Kiwi Post: Mark Bryan writes from NZ

New Zealand’s biggest earners are tourism and agriculture- in particular, livestock agriculture. Nobody needs reminding that tourism hasn’t been all that popular – or easy- for the past 12 months. But agriculture has never been more important.

COVID has highlighted the precariousness of our global economy. Our supply chains are disrupted, and global food security suddenly seems like quite a good idea. But that doesn’t mean that Kiwi farmers are suddenly everybody’s best mate.

As I’ve written before, our farmers are the country’s punchbag. It’s easy to understand how demoralising it must be for farmers getting up early seven days of the week, regardless of the weather, doing what they believe to be good work in feeding people, only to find themselves the subject of daily abuse.

Some of it is valid – albeit poorly communicated. We have been guilty of not protecting our waterways in some situations. We have been guilty of removing shade and shelter on some farms; or creating monocultures with minimal biodiversity. But in defence of farmers, most of this was done out of ignorance not intent. Environmental sustainability is a journey that is both dynamic and evolving- and we know much more now that we did even 10 years ago.

Equally of course, many farmers have planted heaps of trees; or re- invigorated lost wetlands; or created dynamic and complex local ecosystems on their properties. And most farmers are hugely proud of and supportive of their rural communities- they want to do their best to protect them and keep them sustainable.

But of course ruminants do emit greenhouse gases. And GHGs do warm the planet. Whether you consider biological methane to be important becomes almost a philosophical question. Yes it warms the planet; yes it does so at a much greater rate than CO2 (around 28 times); but it has a much shorter half-life (around a tenth of CO2). For contrast, nitrous oxide has a similar half-life to CO2 and 300 times the warming effect.

Critically for methane, its life cycle is circular, in that as long as we aren’t increasing the population of ruminants, we aren’t increasing CH4 in the atmosphere. It’s true of course that we have been increasing ruminants- and atmospheric methane has doubled in the past 300 years. But in the same time period, carbon dioxide and nitrous oxide also almost doubled. But only about half of methane emissions are from ruminants- the rest is from fossil fuel extraction and wetlands. In fact, CH4 emissions plateaued in the late 90s/early 2000’s: until people discovered fracking.

In other words, with stable numbers of ruminants, the impact of their methane emissions is also stable. Whereas the impact of CO2 and N20 continues to rise. Pretty much the only way to get ruminants to emit less methane is to feed them less- which is not a great strategy in New Zealand where feeding animals less has been an orthodoxy we’ve been challenging for decades.

So on the one hand, farmers have done what was asked of them and continued to feed the planet; yet on the other hand they keep on being told what they do is wrong.
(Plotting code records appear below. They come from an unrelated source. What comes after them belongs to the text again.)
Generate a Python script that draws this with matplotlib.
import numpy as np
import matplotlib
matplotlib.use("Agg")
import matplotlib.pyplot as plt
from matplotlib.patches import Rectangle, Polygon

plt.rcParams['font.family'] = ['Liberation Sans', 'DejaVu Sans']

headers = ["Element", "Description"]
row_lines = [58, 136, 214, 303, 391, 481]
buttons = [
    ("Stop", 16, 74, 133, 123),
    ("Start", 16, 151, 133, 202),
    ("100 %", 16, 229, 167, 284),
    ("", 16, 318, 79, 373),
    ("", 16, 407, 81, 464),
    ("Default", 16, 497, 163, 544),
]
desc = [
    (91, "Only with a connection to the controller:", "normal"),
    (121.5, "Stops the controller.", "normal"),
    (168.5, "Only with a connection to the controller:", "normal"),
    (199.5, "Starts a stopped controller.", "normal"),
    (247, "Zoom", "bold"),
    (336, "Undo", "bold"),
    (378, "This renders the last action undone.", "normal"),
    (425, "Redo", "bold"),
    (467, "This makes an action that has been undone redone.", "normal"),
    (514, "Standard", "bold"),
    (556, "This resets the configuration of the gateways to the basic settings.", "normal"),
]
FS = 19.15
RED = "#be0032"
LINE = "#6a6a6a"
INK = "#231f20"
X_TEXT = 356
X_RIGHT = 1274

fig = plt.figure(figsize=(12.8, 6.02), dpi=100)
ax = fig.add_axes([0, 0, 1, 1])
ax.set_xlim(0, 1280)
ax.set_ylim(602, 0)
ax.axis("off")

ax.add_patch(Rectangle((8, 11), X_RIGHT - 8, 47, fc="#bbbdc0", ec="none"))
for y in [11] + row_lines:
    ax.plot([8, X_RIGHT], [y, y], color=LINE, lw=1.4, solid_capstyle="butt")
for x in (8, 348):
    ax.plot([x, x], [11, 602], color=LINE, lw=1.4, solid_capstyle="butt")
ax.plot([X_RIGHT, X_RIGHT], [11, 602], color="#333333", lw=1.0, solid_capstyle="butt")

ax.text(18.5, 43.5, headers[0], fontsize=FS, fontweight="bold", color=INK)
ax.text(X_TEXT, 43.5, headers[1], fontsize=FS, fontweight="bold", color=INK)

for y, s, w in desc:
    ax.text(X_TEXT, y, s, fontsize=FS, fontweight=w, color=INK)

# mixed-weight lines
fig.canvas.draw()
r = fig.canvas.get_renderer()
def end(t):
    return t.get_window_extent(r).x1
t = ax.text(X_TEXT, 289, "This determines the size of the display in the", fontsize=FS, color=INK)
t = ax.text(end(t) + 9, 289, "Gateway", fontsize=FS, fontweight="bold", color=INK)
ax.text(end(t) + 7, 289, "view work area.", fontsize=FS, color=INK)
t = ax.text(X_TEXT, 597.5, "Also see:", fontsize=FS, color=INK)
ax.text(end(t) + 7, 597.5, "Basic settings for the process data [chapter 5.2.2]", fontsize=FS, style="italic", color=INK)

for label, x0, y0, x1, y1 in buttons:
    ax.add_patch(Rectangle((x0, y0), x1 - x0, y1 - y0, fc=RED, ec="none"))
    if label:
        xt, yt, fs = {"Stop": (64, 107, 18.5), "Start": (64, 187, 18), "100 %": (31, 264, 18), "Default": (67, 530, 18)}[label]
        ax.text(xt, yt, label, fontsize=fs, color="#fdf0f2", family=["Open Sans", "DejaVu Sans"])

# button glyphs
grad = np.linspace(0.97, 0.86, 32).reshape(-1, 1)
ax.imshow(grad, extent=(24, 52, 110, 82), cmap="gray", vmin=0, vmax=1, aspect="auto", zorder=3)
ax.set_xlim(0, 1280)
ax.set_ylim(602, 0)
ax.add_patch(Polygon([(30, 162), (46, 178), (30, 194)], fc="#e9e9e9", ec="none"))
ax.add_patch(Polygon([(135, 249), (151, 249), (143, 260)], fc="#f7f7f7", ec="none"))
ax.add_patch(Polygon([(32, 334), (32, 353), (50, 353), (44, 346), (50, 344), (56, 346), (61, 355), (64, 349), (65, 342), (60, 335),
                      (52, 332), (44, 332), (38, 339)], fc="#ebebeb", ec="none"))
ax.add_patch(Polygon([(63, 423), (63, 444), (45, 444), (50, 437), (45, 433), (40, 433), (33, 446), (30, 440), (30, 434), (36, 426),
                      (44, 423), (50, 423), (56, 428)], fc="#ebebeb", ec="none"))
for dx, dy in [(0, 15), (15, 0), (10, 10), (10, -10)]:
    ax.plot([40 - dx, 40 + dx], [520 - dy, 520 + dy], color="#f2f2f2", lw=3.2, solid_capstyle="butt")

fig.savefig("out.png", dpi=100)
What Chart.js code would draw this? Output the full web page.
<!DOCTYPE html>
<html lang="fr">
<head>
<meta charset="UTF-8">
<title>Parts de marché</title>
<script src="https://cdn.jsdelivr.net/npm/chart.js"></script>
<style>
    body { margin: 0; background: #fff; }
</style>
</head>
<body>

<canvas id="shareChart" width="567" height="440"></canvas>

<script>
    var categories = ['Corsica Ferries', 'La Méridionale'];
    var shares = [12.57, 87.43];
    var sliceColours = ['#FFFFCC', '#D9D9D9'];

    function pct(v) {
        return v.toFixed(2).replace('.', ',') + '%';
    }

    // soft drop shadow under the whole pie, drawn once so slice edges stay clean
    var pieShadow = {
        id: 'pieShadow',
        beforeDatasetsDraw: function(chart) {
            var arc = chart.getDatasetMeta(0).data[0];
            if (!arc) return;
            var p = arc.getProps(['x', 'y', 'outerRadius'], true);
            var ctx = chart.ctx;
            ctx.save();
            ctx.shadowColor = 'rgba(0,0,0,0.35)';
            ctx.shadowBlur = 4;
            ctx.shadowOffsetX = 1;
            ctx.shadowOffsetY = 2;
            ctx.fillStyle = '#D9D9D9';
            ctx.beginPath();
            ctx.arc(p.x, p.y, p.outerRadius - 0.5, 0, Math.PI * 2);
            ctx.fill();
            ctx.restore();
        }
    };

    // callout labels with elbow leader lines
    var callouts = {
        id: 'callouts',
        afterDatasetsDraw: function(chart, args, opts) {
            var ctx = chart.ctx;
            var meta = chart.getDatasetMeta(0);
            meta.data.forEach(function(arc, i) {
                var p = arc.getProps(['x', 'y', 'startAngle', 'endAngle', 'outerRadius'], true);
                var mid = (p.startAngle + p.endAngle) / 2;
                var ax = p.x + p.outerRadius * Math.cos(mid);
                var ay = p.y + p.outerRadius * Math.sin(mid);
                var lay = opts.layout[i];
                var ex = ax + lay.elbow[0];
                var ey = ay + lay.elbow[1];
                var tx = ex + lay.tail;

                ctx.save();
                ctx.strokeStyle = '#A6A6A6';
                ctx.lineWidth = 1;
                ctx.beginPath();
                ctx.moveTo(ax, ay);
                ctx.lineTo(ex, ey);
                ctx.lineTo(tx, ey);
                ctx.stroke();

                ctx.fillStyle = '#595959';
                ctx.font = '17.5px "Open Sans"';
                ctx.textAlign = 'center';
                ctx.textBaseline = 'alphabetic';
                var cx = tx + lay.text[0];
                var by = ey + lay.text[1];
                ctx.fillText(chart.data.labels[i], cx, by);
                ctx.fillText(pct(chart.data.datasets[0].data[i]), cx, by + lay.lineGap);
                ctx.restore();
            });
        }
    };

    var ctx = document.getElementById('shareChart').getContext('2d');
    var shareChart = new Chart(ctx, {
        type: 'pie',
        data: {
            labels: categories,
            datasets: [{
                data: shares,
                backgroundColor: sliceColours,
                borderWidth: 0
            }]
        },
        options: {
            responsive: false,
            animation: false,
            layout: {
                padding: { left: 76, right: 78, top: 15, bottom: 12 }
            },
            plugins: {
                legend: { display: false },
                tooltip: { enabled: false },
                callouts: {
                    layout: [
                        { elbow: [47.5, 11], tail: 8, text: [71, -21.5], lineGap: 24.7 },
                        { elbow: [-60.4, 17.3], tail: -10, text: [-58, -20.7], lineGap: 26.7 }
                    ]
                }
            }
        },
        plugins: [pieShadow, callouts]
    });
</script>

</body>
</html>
COVID has given them a brief respite, but it certainly can’t be said that they’re swimming in appreciation over here in New Zealand, despite most of them trying their best. In fact, there’s never been so much attention – or so many acronyms- given to making them farm differently.

Intensive Winter Grazing (IWG) has been looked at, and in 2019 we were given the Task Force, which then led in 2020 to the IWG Action Group. This group identified 7 ‘Short Term Outcomes for Animal Welfare’, which farmers are expected to address in the next couple of years.
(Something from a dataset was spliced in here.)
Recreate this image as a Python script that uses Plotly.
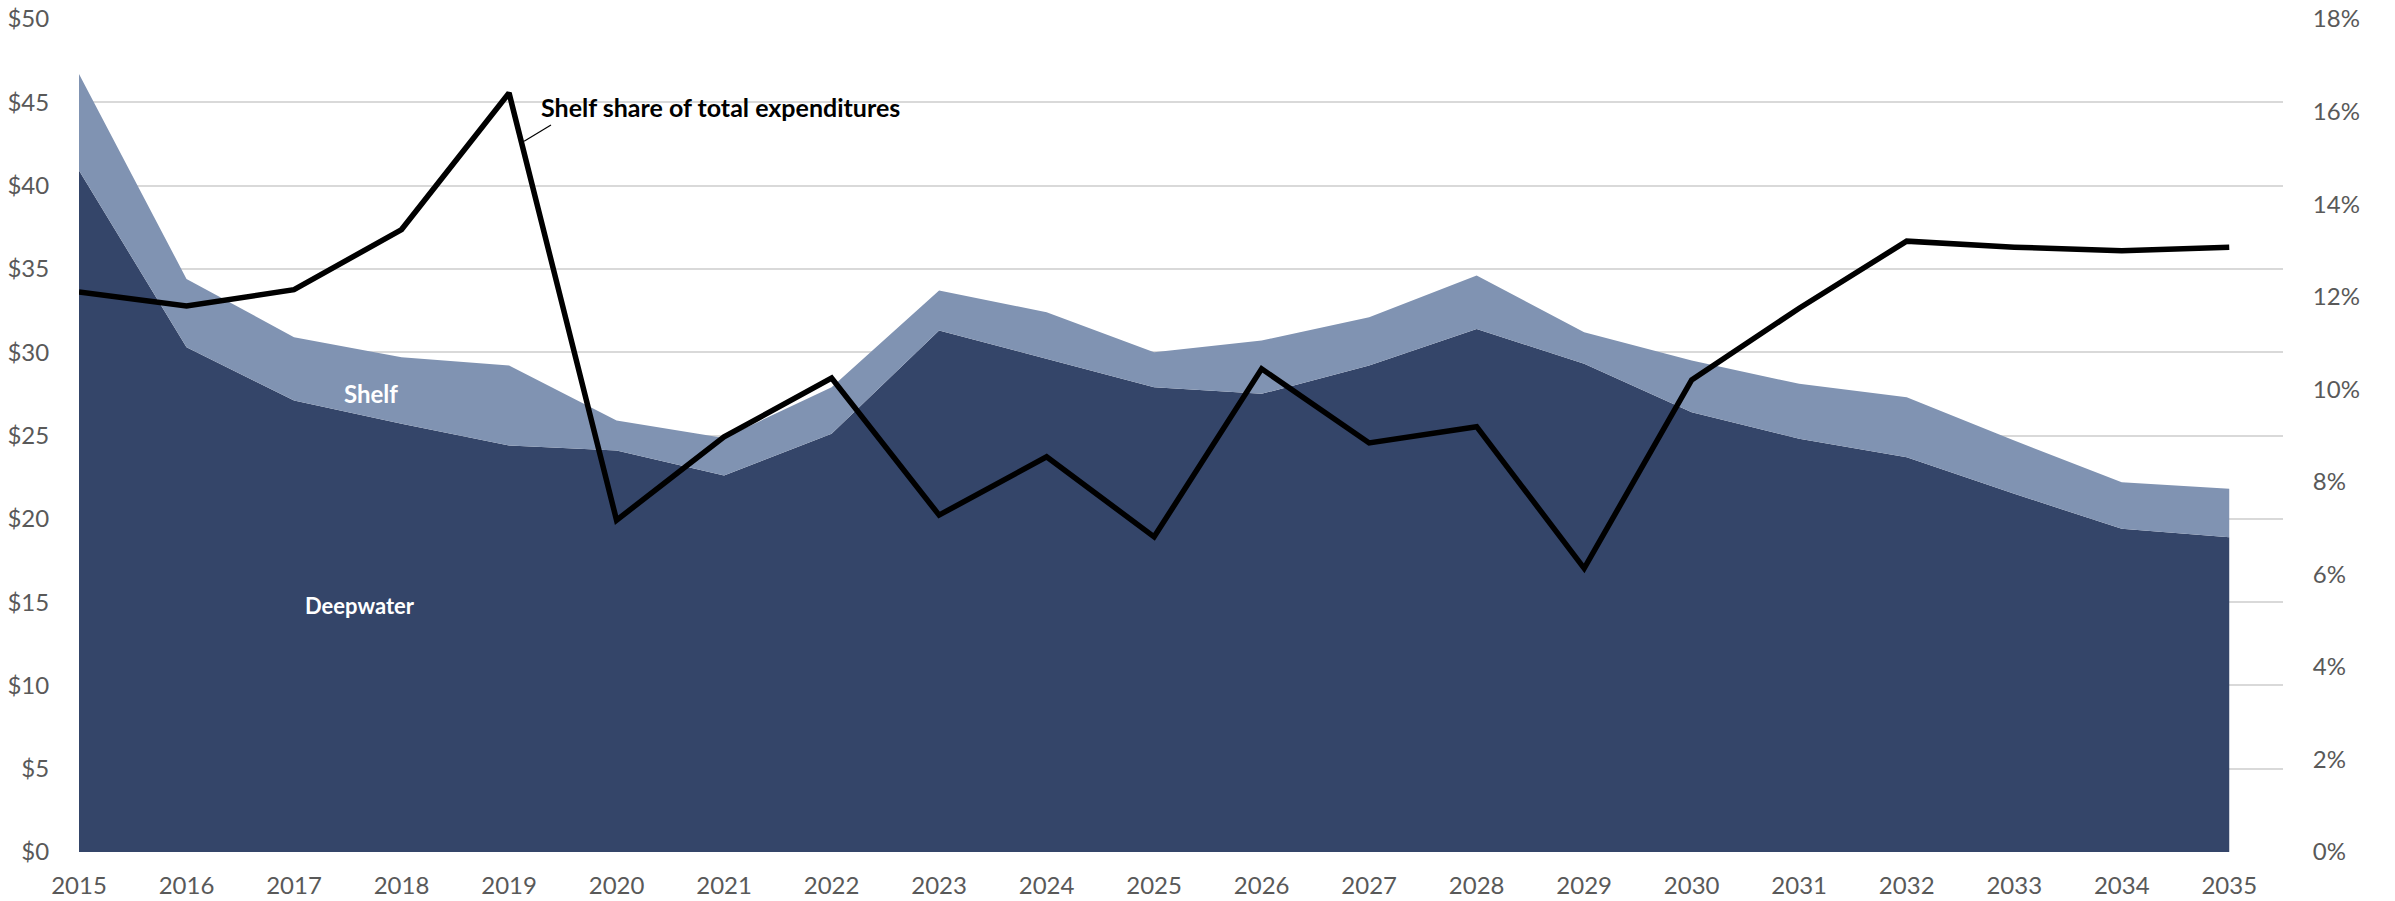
import plotly.graph_objects as go

# Offshore expenditures by water depth, $ billions, with the shelf share of the total
years = list(range(2015, 2036))
deepwater = [40.9, 30.3, 27.1, 25.7, 24.4, 24.1, 22.6, 25.1, 31.3, 29.6, 27.9,
             27.5, 29.2, 31.4, 29.3, 26.4, 24.8, 23.7, 21.5, 19.4, 18.9]
shelf = [5.8, 4.1, 3.8, 4.0, 4.8, 1.8, 2.25, 2.8, 2.4, 2.8, 2.1,
         3.2, 2.9, 3.2, 1.9, 3.1, 3.3, 3.6, 3.2, 2.8, 2.9]
shelf_share = [12.1, 11.8, 12.15, 13.45, 16.4, 7.17, 8.97, 10.24, 7.28, 8.54, 6.81,
               10.44, 8.84, 9.19, 6.13, 10.2, 11.75, 13.2, 13.07, 12.99, 13.07]

left_ticks = list(range(0, 55, 5))
left_labels = [f"${v}" for v in left_ticks]
right_ticks = list(range(0, 20, 2))
right_labels = [f"{v}%" for v in right_ticks]

DEEP = "#344569"
SHELF = "#8093B2"
GRID = "#D9D9D9"
TICK = "#595959"
FONT = "Lato"

fig = go.Figure()
fig.add_trace(go.Scatter(
    x=years, y=deepwater, name="Deepwater", stackgroup="depth",
    mode="lines", line=dict(width=0, color=DEEP), fillcolor=DEEP,
))
fig.add_trace(go.Scatter(
    x=years, y=shelf, name="Shelf", stackgroup="depth",
    mode="lines", line=dict(width=0, color=SHELF), fillcolor=SHELF,
))
fig.add_trace(go.Scatter(
    x=years, y=shelf_share, name="Shelf share of total expenditures",
    yaxis="y2", mode="lines", line=dict(color="black", width=5.5),
))

fig.update_layout(
    width=2395, height=901,
    margin=dict(l=79, r=112, t=19, b=49),
    paper_bgcolor="white", plot_bgcolor="white",
    showlegend=False, hovermode=False,
    font=dict(family=FONT, color=TICK, size=24),
    xaxis=dict(
        range=[2015, 2035.5], tickmode="array", tickvals=years,
        ticktext=[str(y) for y in years], automargin=False,
        showgrid=False, zeroline=False, showline=False,
        ticks="outside", ticklen=12, tickcolor="rgba(0,0,0,0)",
        tickfont=dict(family=FONT, size=24, color=TICK),
    ),
    yaxis=dict(
        range=[0, 50], tickmode="array", tickvals=left_ticks, ticktext=left_labels,
        automargin=False,
        showgrid=True, gridcolor=GRID, gridwidth=1.5, zeroline=False, showline=False,
        ticks="outside", ticklen=24, tickcolor="rgba(0,0,0,0)",
        tickfont=dict(family=FONT, size=24, color=TICK),
    ),
    yaxis2=dict(
        range=[0, 18], overlaying="y", side="right", automargin=False,
        tickmode="array", tickvals=right_ticks, ticktext=right_labels,
        showgrid=False, zeroline=False, showline=False,
        ticks="outside", ticklen=24, tickcolor="rgba(0,0,0,0)",
        tickfont=dict(family=FONT, size=24, color=TICK),
    ),
)

# Series labels inside the areas
fig.add_annotation(x=2017.61, y=14.8, xref="x", yref="y", yanchor="middle",
                   text="<b>Deepwater</b>", showarrow=False,
                   font=dict(family=FONT, size=22, color="white"))
fig.add_annotation(x=2017.72, y=27.5, xref="x", yref="y", yanchor="middle",
                   text="<b>Shelf</b>", showarrow=False,
                   font=dict(family=FONT, size=24, color="white"))

# Callout for the share line with a short leader
fig.add_annotation(x=2019.28, y=16.1, xref="x", yref="y2", xanchor="left", yanchor="middle",
                   text="<b>Shelf share of total expenditures</b>", showarrow=False,
                   font=dict(family=FONT, size=25, color="black"))
fig.add_shape(type="line", xref="x", yref="y2",
              x0=2019.14, y0=15.36, x1=2019.39, y1=15.71,
              line=dict(color="black", width=1.2))

fig.write_html("out.html")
In amongst this we’ve also had the government’s National Essential Freshwater (NEF) programme, and down where we are, Environment Southand’s own interpretation of this; and also the establishment of the Southland Intensive Winter Grazing National Essential Standard for Freshwater Advisory Group (SIWGNESFWAG in case you wondered), who also drafted a report to help farmers. Finally the Climate Change Commission (CCC) published their report and recommendations.

Unlike most of the people who draft rules and offer advice, farmers’ work is usually their life. It’s intertwined with the communities they live in and the land they live on – and they’re inseparable. They can’t just move to a new job, or retrain. Their job encapsulates their sense of self; it’s also their home, and they play out their daily lives at work, and the two are equally threaded through their local rural communities.

COVID gave us all a new appreciation for the fragility of the food chain and the importance of farmers’ role, but it hasn’t yet given the commentators and critics the insight of how to help farmers improve what they do without knocking them all down first. And while we applaud the return of trans- Tasman flights while ignoring their emissions, we decry the GHGs that farmers produce while keeping everyone fed.

For New Zealand there were two key lessons from COVID. The first was the fact that every journalist, media or sports celebrity is actually an epidemiologist, The second is that although tourism has been important- both socially and financially- farming is equally important. There are moves here to radically change the way tourism operates post- Covid, and to support the industry as they make these changes.

The same support and warmth needs to wrap around farmers as they are forced to make equally significant changes to their industry. Both can be sustainable and beneficial to New Zealand Inc, but both need Kiwis to shed their negativity and cynicism and replace them with empathy and support.